29 October 2013

Olympic Flowers Revisited

In August I mentioned the stunning wildflowers planted in Fog Lane Park (see here). I would have expected them to have disappeared by now and to be a pile of rotting vegetation, but no, they continue to shine.

The person who designed the mix of seeds is obviously very clever. While the summer poppies have died down, now in autumn the black-eyed susans have taken over to give a beautiful yellow display.

I think the seeds may have come from a company called 'Pictorial Meadows'. It was founded by Professor Nigel Dunnett and is part owned by the University of Sheffield. These were the people responsible for the famous planting schemes around the Olympic Park.

And yet, they will eventually fade into memory.
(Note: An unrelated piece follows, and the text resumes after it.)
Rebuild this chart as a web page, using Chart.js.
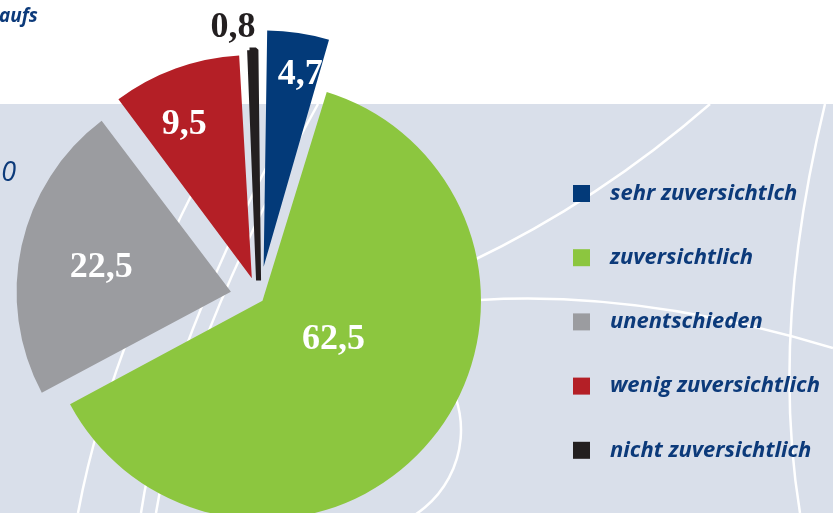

This is probably an annual mix of flowers designed to last one year. If any self seed next year they will be dominated by the more vigorous native weeds.

It's worth remembering that however natural and easy this mass of flowers looks, it is really an artificial construction as ordered and planned as the 20th century rose garden it replaced.

Interesting point to ponder: what is the difference between the eras, where one admires roses and the other cornflowers? 

I've enjoyed the cheeky conceit of sowing unruly, untidy plants in formal rectangular beds within an urban park, but unfortunately the effect is just a temporary dream.

Talking of which, what of the nuts planted in November last year? (post about them here)  Have they produced a harvest for the local people?

No. They are still sticks.

Intriguingly, someone has removed the plastic sleeves from some of the sticks - and then dumped them. I wonder if the motive was horticultural or aesthetic. Either way leaving the plastic in a pile reveals someone of very little brain.